# [Exercise data]
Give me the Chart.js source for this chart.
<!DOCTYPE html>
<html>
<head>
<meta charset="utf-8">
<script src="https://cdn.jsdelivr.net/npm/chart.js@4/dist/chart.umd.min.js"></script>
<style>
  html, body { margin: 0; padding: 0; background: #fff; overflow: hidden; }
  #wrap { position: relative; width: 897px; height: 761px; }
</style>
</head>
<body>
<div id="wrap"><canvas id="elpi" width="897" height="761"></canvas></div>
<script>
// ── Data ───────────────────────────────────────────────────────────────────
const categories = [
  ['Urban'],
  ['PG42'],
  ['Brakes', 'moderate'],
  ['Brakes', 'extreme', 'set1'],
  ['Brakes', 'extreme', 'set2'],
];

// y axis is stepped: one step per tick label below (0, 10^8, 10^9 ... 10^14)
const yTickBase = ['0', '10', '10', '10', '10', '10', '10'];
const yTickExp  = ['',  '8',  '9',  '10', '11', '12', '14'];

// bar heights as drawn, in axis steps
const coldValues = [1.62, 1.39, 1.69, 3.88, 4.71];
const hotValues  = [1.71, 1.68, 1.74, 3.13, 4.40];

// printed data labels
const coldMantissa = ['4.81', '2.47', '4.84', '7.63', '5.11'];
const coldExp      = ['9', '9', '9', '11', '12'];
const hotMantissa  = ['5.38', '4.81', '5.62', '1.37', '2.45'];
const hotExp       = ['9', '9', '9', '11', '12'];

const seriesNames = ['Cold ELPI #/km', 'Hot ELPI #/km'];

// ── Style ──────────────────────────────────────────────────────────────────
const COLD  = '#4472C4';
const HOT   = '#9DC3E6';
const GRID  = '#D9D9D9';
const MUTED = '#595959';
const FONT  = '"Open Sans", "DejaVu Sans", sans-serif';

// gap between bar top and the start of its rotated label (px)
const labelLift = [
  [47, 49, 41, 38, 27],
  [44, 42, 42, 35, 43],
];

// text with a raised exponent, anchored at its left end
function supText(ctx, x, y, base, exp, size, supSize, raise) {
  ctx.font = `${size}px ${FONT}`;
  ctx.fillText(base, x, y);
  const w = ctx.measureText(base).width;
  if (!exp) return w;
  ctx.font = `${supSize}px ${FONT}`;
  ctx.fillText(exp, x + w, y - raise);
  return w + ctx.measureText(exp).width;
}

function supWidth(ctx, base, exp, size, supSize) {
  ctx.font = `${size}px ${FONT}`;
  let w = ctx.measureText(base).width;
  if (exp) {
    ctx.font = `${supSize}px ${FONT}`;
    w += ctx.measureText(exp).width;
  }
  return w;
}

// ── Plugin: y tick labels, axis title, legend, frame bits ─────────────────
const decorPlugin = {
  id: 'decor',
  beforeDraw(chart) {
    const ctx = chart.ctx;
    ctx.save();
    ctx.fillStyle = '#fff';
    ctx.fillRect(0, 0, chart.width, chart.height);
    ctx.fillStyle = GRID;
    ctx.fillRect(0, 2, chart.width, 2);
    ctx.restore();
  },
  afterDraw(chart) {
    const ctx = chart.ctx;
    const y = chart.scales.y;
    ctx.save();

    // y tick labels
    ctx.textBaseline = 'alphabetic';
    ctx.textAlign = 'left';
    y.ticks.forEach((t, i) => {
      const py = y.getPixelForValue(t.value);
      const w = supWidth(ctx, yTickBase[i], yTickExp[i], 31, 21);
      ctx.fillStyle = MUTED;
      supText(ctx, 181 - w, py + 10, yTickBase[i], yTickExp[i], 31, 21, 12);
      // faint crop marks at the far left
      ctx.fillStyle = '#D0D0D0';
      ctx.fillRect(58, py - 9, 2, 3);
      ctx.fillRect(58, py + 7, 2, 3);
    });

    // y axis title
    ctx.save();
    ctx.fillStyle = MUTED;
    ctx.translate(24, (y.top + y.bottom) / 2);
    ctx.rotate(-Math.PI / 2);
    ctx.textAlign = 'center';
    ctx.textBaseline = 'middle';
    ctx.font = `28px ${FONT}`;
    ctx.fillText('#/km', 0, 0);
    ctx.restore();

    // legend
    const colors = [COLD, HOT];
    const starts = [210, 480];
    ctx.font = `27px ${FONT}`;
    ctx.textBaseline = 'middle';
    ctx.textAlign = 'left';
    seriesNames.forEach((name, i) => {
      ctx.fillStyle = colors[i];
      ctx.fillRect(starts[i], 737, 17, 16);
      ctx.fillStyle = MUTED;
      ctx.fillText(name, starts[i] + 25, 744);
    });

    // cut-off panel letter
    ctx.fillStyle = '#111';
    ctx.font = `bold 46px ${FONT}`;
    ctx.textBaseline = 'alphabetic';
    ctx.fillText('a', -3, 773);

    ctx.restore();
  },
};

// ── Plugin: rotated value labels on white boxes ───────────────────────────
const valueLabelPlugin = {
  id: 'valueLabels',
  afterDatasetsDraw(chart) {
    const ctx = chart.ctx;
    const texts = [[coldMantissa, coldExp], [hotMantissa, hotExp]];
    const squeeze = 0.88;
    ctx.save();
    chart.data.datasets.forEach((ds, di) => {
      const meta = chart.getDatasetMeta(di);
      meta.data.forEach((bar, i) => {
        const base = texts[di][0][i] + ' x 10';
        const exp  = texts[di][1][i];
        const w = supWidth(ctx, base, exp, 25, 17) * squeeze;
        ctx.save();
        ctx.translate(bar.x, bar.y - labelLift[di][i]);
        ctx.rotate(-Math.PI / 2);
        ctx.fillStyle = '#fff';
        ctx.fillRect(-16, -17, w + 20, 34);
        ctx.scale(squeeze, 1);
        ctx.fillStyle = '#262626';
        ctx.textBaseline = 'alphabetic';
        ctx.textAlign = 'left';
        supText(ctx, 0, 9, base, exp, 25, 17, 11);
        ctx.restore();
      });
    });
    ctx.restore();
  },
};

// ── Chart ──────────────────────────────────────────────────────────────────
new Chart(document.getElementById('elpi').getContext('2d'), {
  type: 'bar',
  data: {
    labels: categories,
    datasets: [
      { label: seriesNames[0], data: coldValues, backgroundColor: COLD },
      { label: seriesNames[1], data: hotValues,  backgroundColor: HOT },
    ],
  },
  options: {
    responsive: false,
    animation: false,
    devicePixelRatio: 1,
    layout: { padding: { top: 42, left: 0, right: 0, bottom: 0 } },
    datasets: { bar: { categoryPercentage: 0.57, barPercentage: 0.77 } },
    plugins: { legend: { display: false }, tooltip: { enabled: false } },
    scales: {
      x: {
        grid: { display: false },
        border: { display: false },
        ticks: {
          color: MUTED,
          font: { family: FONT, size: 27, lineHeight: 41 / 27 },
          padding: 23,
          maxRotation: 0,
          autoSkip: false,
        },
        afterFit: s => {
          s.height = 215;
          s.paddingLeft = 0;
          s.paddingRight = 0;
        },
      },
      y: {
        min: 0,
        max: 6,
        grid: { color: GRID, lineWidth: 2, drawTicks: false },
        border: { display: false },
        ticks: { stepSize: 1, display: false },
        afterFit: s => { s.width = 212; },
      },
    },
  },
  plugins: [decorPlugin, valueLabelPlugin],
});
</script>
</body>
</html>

--

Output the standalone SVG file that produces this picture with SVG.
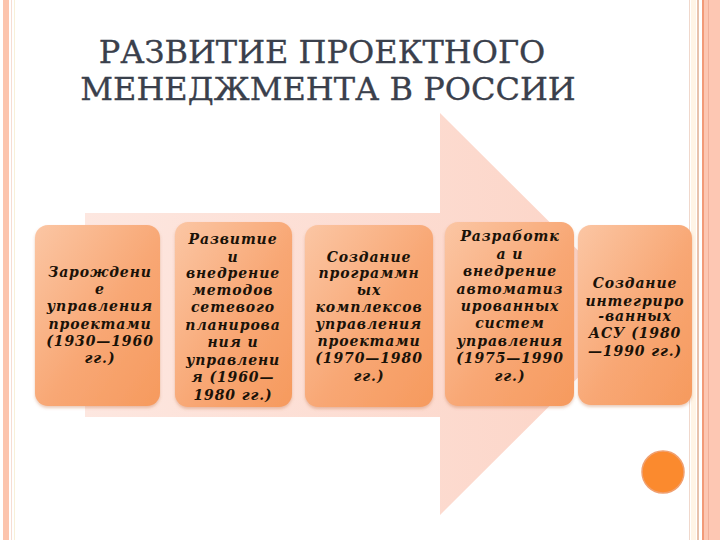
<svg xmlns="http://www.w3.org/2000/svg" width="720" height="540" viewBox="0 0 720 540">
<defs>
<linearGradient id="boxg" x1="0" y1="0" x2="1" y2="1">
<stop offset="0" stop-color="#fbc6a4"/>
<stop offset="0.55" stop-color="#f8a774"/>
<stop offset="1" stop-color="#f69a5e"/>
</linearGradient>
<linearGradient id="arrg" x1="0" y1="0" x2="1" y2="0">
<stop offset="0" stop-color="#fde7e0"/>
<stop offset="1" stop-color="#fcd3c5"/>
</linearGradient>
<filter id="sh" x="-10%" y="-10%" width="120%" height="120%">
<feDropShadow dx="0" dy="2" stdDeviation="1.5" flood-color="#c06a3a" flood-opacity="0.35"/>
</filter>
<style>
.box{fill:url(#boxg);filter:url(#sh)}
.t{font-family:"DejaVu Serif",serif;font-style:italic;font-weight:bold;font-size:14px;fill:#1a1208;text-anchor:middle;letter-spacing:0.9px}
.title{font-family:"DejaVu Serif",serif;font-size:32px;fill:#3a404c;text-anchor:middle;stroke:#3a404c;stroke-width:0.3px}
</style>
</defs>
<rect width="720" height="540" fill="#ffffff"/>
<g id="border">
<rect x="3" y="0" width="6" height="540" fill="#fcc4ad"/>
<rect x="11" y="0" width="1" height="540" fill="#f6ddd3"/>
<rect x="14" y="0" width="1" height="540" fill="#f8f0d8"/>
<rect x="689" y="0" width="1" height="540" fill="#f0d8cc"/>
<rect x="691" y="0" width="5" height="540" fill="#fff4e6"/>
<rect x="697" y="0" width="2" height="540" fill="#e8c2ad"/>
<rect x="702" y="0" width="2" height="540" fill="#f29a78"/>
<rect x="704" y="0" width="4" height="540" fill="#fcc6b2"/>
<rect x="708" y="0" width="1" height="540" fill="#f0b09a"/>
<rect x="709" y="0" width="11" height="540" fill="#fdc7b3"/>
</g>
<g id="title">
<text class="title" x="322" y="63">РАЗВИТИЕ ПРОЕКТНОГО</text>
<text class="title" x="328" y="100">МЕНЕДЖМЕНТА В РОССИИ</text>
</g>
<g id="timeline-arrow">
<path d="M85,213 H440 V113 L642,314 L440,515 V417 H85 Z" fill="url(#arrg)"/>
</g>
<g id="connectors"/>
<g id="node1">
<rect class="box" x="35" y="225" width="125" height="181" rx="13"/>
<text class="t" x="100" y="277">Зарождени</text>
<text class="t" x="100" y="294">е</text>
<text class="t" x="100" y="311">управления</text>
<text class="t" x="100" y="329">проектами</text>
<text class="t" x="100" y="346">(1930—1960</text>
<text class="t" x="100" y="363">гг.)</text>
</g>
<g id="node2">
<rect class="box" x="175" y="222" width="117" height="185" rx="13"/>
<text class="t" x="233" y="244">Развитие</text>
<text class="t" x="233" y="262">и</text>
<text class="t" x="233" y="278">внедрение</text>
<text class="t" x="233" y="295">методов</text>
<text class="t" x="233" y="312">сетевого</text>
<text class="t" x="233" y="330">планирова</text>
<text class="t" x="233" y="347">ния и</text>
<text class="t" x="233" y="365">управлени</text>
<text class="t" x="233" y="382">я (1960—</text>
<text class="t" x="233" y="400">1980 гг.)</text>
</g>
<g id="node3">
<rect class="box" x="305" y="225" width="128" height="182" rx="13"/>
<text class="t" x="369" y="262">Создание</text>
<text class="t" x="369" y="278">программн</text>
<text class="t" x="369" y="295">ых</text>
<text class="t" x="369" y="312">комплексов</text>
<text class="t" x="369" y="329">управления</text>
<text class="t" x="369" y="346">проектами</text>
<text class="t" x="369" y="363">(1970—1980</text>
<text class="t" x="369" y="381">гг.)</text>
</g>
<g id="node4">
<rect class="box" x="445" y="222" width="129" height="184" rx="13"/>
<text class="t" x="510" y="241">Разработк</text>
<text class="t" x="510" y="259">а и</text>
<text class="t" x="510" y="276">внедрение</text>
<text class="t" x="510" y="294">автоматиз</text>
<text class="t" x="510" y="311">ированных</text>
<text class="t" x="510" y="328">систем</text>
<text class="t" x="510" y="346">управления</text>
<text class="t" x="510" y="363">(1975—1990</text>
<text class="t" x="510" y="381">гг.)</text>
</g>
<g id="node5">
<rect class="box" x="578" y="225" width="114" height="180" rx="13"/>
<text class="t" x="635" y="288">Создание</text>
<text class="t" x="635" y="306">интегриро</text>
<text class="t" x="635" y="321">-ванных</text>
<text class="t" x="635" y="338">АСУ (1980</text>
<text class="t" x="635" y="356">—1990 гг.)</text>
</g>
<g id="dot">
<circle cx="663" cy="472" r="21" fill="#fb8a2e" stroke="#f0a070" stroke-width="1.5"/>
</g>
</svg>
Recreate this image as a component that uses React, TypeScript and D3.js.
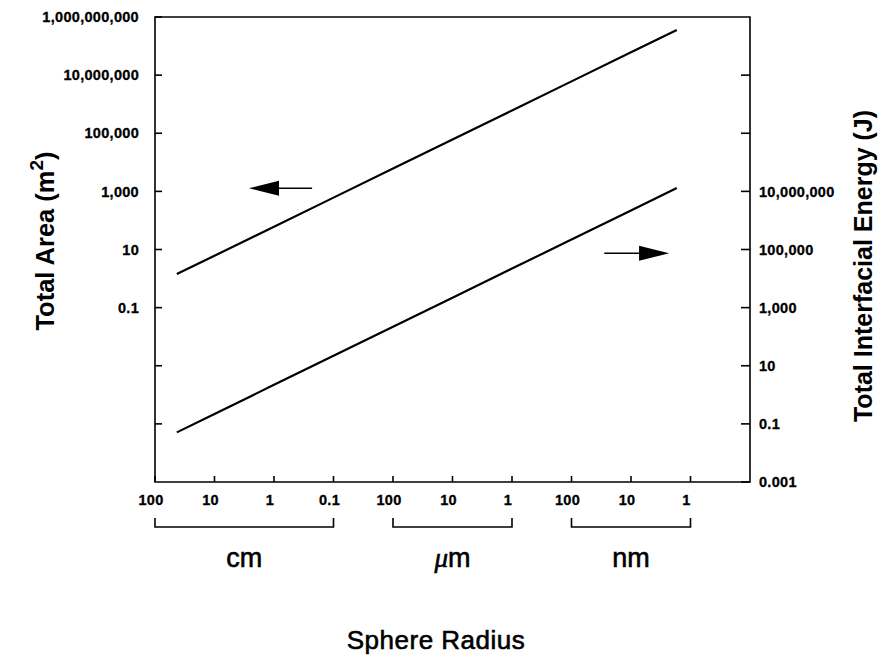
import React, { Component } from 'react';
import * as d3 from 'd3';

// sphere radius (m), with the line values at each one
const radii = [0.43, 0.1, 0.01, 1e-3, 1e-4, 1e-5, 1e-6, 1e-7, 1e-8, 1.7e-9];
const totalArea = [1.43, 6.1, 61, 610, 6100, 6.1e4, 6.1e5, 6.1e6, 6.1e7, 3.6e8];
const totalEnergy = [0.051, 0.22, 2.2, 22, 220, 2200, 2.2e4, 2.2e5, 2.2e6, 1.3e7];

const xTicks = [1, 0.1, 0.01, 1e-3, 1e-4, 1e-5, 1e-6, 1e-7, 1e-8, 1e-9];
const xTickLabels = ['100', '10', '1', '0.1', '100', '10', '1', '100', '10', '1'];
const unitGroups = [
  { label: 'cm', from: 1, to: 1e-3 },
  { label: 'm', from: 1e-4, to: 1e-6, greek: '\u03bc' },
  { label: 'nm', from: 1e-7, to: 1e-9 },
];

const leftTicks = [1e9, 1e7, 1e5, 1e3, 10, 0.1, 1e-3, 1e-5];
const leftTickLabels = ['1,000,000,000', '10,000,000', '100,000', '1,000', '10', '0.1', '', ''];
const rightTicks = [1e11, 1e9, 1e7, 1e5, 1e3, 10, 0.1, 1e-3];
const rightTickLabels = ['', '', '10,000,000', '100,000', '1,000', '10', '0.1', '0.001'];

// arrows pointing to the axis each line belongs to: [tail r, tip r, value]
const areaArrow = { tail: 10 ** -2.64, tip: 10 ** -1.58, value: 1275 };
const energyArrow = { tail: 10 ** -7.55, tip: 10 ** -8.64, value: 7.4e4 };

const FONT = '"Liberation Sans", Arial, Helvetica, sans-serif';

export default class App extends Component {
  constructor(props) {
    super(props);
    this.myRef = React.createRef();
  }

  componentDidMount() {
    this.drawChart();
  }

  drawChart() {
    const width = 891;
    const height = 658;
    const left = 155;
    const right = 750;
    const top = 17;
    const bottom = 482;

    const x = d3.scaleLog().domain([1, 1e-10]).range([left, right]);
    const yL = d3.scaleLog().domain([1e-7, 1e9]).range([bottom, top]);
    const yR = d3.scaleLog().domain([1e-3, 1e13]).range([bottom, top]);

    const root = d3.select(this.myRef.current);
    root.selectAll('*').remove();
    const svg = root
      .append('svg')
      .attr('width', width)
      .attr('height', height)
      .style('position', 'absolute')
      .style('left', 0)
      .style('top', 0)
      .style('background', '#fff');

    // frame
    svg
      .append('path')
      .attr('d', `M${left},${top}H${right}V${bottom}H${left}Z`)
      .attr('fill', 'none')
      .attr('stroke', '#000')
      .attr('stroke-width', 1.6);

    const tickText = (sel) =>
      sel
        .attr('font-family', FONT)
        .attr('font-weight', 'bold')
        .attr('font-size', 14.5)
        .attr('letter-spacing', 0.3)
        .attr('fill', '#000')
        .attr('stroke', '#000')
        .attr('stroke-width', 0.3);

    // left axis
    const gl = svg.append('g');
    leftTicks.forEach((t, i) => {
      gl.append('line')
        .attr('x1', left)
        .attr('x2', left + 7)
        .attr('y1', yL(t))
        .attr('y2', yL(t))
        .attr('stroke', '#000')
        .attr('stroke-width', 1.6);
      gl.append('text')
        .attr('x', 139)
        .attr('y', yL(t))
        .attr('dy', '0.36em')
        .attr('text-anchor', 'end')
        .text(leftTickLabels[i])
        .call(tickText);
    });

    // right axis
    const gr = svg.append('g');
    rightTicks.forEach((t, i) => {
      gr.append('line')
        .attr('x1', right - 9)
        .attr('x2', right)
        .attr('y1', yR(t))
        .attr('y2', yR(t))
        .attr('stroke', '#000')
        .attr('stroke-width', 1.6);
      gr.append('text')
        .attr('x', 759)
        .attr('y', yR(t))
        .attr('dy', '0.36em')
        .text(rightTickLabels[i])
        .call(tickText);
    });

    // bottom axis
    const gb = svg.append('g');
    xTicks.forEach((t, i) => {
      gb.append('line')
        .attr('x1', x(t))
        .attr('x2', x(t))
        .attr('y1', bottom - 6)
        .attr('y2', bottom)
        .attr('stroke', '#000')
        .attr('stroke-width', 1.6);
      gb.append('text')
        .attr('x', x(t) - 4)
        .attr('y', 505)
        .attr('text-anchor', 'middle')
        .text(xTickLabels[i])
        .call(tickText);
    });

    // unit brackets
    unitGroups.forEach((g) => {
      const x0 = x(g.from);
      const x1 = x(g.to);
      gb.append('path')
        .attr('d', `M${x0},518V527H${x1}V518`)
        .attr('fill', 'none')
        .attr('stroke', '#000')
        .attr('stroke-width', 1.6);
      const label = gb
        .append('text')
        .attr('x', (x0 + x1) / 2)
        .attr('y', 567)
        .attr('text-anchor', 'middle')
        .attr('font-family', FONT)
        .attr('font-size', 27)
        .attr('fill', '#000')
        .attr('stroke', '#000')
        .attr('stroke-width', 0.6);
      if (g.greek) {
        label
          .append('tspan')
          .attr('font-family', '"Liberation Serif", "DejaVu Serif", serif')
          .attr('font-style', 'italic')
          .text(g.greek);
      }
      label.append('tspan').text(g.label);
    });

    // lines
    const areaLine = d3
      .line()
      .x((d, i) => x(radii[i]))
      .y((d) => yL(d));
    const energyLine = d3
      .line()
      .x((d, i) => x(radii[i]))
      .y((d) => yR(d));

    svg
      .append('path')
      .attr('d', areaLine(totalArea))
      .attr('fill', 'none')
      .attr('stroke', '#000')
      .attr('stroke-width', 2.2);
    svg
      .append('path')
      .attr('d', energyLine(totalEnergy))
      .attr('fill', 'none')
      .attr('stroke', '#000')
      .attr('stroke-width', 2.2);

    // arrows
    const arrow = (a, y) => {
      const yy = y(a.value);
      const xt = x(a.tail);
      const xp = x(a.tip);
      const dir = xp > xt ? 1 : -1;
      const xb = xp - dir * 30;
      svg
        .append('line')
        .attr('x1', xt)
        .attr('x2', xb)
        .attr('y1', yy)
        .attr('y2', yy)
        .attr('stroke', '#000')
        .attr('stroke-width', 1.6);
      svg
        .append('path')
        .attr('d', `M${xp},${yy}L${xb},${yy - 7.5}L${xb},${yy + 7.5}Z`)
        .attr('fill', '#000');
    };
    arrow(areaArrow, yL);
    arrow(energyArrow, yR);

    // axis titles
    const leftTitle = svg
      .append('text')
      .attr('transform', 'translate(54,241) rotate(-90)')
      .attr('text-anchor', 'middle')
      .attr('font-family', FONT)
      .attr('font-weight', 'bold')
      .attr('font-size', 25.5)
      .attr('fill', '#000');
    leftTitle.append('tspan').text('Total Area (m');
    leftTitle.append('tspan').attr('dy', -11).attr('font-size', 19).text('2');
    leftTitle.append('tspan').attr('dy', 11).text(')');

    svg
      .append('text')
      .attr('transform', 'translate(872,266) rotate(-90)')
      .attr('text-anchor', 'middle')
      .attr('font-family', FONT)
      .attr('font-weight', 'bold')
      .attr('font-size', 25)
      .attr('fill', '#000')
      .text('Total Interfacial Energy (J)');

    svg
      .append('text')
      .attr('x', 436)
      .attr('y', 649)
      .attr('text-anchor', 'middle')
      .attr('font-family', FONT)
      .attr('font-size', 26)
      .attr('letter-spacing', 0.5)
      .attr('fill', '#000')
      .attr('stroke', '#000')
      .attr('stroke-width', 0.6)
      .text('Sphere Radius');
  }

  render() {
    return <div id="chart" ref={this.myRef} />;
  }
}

--

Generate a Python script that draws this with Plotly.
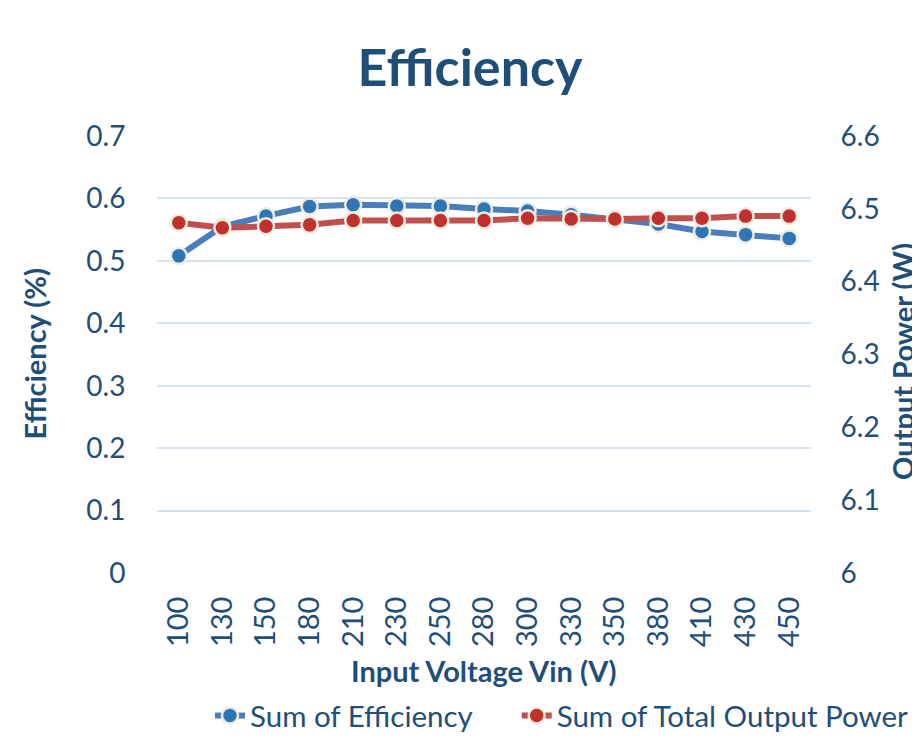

# [Task objective]
Without the pictures, write out exactly the lines from the one that has "Recreate this image" down to the one that has "import * as d3 from 'd3';", both included.

# [Task result]
Recreate this image as a component that uses React, TypeScript and D3.js.
import React, { Component } from 'react';
import * as d3 from 'd3';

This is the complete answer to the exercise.